EXERCISE OBJECTIVE:
Pull every "that" line out of the data below.

◇ ◇ ◇ ◇

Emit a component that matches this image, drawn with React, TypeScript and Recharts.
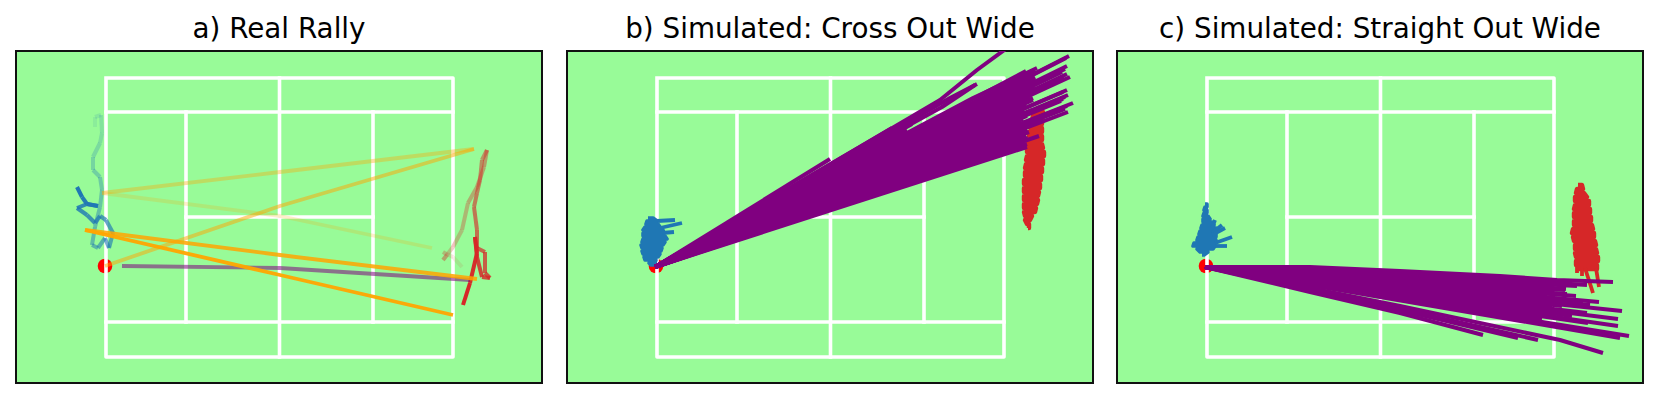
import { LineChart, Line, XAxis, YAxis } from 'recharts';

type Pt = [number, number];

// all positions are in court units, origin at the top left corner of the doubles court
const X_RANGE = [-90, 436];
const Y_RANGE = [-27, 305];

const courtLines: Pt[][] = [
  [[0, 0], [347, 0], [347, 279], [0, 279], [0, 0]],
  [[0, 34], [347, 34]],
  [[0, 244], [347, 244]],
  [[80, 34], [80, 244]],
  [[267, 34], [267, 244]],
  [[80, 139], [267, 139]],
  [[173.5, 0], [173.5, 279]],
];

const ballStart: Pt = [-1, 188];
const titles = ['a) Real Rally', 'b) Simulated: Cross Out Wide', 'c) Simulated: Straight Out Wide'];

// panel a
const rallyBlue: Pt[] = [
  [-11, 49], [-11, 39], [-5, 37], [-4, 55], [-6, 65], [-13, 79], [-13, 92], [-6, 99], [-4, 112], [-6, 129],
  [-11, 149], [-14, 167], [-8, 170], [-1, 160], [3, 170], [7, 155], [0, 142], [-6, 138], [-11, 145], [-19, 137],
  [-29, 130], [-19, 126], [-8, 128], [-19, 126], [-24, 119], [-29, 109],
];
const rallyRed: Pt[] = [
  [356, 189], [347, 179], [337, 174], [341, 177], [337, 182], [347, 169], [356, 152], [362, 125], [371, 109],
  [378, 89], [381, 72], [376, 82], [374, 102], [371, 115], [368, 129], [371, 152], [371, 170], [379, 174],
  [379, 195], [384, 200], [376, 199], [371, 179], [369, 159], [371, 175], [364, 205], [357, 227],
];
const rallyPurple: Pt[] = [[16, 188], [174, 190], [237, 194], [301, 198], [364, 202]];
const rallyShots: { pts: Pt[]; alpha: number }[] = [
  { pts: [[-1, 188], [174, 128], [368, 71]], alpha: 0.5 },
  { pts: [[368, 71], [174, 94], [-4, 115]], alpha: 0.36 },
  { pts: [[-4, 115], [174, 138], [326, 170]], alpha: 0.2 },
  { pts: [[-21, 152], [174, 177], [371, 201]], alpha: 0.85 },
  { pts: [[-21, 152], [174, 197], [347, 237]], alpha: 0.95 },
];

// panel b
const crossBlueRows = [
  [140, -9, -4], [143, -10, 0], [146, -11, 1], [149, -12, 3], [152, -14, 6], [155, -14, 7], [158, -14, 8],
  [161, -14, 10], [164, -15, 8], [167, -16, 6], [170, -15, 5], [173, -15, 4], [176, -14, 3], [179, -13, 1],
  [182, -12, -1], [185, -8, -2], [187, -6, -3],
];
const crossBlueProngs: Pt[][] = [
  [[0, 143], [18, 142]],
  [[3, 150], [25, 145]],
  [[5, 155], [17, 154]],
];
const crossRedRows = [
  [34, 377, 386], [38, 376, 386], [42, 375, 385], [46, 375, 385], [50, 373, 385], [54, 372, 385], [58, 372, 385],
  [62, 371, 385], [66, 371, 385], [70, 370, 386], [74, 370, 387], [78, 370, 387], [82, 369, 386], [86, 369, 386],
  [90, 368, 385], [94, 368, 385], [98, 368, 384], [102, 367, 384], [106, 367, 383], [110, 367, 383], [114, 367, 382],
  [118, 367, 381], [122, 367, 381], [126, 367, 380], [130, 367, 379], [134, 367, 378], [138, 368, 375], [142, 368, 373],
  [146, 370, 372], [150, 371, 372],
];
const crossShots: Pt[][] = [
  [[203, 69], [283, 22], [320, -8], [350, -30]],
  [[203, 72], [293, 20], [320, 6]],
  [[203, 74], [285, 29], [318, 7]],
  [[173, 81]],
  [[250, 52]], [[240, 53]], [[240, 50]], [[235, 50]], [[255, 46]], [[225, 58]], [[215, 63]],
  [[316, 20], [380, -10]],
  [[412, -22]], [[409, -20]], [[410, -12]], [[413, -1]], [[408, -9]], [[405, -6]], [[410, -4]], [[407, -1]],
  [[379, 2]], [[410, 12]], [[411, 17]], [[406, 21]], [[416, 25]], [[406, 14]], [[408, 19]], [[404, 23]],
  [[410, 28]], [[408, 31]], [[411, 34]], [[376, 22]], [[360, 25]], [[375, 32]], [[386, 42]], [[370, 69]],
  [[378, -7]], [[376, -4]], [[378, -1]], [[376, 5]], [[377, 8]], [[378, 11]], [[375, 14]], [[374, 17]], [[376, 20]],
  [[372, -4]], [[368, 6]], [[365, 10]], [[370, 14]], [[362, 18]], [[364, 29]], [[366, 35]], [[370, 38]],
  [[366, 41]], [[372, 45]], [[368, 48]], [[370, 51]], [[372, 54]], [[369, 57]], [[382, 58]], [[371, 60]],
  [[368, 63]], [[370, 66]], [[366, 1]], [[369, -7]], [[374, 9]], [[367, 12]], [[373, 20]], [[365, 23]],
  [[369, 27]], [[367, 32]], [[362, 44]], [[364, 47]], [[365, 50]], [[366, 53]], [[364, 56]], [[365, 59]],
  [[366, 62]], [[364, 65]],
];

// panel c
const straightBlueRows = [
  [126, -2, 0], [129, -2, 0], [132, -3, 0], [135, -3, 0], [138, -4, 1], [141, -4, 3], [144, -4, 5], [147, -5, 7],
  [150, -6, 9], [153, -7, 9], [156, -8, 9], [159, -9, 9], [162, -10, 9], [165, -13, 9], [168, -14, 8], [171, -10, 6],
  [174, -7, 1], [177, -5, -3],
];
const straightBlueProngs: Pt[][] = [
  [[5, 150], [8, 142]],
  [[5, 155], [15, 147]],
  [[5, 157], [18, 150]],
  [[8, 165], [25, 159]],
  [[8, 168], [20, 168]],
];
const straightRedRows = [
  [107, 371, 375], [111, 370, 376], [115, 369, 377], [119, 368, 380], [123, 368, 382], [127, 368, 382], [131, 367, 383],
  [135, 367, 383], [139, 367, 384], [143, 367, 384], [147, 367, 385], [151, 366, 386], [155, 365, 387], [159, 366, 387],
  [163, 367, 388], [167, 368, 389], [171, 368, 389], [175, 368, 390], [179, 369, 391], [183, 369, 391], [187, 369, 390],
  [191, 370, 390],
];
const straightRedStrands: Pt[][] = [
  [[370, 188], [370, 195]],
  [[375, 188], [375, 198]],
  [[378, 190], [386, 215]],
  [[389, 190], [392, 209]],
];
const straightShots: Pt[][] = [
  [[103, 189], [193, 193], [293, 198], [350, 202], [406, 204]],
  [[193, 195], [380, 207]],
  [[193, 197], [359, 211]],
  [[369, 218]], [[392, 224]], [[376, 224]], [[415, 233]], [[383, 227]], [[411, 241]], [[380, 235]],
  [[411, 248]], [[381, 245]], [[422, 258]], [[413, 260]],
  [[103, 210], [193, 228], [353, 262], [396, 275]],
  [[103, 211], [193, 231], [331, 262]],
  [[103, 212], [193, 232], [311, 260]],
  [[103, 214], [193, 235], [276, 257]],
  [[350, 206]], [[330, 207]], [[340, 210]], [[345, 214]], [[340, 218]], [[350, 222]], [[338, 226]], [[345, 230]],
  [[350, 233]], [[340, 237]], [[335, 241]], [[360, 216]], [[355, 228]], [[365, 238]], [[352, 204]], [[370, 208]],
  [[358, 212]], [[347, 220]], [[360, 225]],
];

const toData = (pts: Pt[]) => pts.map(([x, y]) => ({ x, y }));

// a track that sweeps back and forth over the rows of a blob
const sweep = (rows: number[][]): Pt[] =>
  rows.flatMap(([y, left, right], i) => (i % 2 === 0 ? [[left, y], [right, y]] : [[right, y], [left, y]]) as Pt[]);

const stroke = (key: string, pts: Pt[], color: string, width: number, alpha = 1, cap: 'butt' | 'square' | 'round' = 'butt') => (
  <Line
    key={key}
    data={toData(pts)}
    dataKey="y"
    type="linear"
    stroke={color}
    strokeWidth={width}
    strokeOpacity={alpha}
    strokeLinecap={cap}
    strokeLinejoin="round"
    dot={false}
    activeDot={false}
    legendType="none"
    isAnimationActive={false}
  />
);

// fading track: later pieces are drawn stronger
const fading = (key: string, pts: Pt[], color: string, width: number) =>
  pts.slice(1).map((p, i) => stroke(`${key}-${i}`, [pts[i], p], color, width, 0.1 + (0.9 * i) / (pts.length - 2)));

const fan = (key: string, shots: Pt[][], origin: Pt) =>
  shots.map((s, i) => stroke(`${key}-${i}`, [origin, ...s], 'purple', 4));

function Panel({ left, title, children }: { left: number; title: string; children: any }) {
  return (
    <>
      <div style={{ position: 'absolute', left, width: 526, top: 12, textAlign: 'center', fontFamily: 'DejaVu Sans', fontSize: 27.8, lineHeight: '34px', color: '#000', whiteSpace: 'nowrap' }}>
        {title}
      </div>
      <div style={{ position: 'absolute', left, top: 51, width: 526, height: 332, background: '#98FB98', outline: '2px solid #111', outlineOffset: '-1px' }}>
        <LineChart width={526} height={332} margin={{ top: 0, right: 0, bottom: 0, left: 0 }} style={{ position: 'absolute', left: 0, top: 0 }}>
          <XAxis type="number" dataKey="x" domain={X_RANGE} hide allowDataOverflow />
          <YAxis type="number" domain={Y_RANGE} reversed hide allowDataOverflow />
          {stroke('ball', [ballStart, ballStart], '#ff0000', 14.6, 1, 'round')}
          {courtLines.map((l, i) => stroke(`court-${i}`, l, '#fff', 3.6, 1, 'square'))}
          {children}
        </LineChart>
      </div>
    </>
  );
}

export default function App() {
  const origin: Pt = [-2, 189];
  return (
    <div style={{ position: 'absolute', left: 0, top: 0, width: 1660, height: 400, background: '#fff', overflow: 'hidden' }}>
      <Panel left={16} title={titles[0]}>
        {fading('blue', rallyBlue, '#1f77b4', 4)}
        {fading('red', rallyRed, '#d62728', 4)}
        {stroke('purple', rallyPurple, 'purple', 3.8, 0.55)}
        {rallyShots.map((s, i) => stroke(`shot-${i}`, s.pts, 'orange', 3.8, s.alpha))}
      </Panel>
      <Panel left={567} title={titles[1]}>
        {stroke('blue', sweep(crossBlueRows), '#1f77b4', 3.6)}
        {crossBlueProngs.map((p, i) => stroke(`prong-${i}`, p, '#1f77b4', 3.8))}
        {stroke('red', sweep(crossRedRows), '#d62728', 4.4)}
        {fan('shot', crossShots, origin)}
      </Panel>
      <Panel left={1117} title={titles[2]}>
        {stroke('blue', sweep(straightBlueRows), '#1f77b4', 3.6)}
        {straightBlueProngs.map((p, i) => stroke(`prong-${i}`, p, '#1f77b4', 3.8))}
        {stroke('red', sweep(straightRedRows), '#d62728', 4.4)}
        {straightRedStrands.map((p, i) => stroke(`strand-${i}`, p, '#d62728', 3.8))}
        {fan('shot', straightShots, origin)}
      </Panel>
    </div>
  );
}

◇ ◇ ◇ ◇

EXERCISE OUTPUT:
Emit a component that matches this image, drawn with React, TypeScript and Recharts.
// a track that sweeps back and forth over the rows of a blob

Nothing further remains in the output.